What I Have Seen and Heard - Archbishop Gregory's Weekly Column

Print Issue: May 11, 1972

Role Call

By Fr. Jerry Hardy

This past week was a great one for priests. For me it was a kind of high. Last Wednesday, Archbishop Donnellan gave the priests a day of recollection. Saturday, the Holy Spirit gave us another priest in Fr. Terry Young. Sunday, the Marists gave us a chance to celebrate Fr. Larry Schmul’s 25th year in the ministry of the priesthood.

An interesting thing happened at the day of recollection that was certainly to be present again in the other two celebrations. During the discussion, someone asked what we thought, among ourselves, was the biggest problem facing the priest. The answer was: developing and remaining faithful to the quality of personal spirituality that would enable us to be spiritual leaders for people. Not authority, not celibacy, but the radical quality of spirituality needed to lead.

Fr. John Adamski preached at Fr. Terry’s first Mass and spoke directly to Terry. He told him flatly that if he wanted to be the spiritual leader of his people he would have to communicate to them something of his own faith, his own believing, his own daily struggle for holiness.

At Fr.
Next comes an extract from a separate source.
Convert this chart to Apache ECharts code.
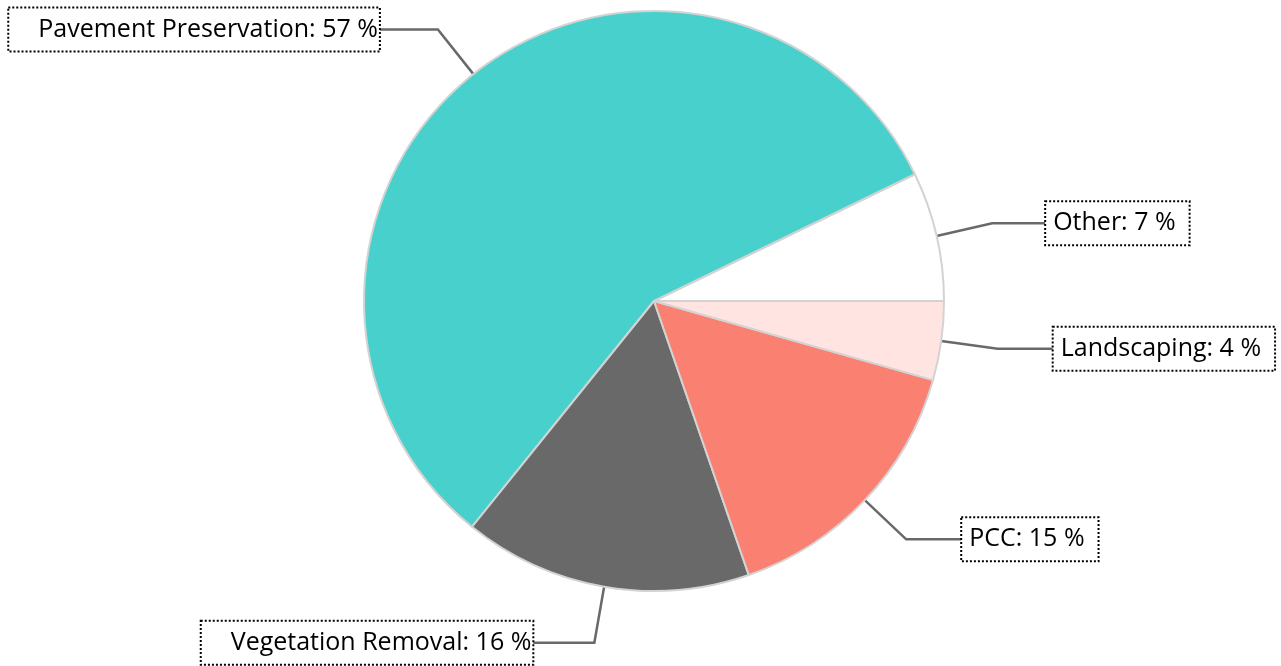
<!DOCTYPE html>
<html>
<head>
<meta charset="utf-8">
<script src="https://cdn.jsdelivr.net/npm/echarts@6/dist/echarts.min.js"></script>
<style>
html,body{margin:0;padding:0;background:#fff;}
#chart{width:1281px;height:666px;}
</style>
</head>
<body>
<div id="chart"></div>
<script>
var categories = ['Other', 'Pavement Preservation', 'Vegetation Removal', 'PCC', 'Landscaping'];
var values = [7.2, 57, 16.1, 15.3, 4.4];
var colors = ['#FFFFFF', '#48D1CC', '#696969', '#FA8072', '#FFE4E1'];
var lineLen2 = [53, 58, 61, 55, 55];

var chart = echarts.init(document.getElementById('chart'), null, {renderer: 'canvas'});
var data = categories.map(function (c, i) {
  var left = (i === 1 || i === 2);
  return {
    name: c,
    value: values[i],
    itemStyle: {color: colors[i]},
    label: {padding: left ? [8, 2, 6, 30] : [8, 14, 6, 8]},
    labelLine: {length2: lineLen2[i]}
  };
});
chart.setOption({
  animation: false,
  backgroundColor: '#fff',
  series: [{
    type: 'pie',
    center: [654, 301],
    radius: 290,
    startAngle: 0,
    clockwise: false,
    avoidLabelOverlap: false,
    data: data,
    itemStyle: {borderColor: '#D3D3D3', borderWidth: 2},
    emphasis: {disabled: true},
    label: {
      show: true,
      position: 'outside',
      distanceToLabelLine: 0,
      formatter: function (p) { return p.name + ': ' + Math.round(p.percent) + ' %'; },
      fontFamily: '"Segoe UI", "Open Sans", sans-serif',
      fontSize: 25,
      color: '#000',
      borderColor: '#000',
      borderWidth: 2,
      borderType: [2, 2],
      lineHeight: 30
    },
    labelLine: {
      show: true,
      length: 57,
      length2: 55,
      lineStyle: {color: '#696969', width: 2.5}
    }
  }]
});
</script>
</body>
</html>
Schmul’s 25th anniversary celebration you could sense something of all this just in the presence of so many people for whom he had, in fact, become a spiritual leader, touching their lives as they were and showing them what they could become.

The last time I wrote here I used the text of a program Fr. Adamski and I use in trying to get people to think about ministry. One of the last lines says something about ministry, asking a man to make himself available for an “uncommon kind of holiness.” That’s not saying that priests or sisters are “holier” than anyone else. All it’s saying is that we, more than men and women with families and family responsibilities should make ourselves more intensely available to the Spirit of God and his power to transform us. It’s saying that more than anything else, we should be people to whom you can turn with the confidence that we are spending most of our presence to LISTENING for the Lord, to catch the sound of his voice, NOT just for ourselves but for you. It’s saying that if we are going to pass ourselves off as ministers of the Gospel of Jesus then we had better give him every chance to unfold its meaning for us by spending time in prayerful reflection. Not that you can’t do that for yourself; you MUST do it for yourself. But if we are to be of any service to you at all, it should be here that we are helpful.

This point of emphasis doesn’t absolve a priest or sister form the task of preaching the social and moral imperatives of the Gospel. Nor does it release us from the sometimes painful application of its real life ramifications for you. It simply adds the all important coloration that comes from this fact: What we as priests and sisters must be able to include in our preaching of the Gospel is the force and humble strength of our own lives lived as Gospel. Not tinkling brass or clanging cymbal but living voices from credible lives about the practical struggle to be a believer today.

Not tinkling brass or clanging cymbal but common people trying to live uncommonly close to the fire at the heart of things so that we can become warmer witnesses to the life of a God come among us, the Lord for whose people we would spend ourselves.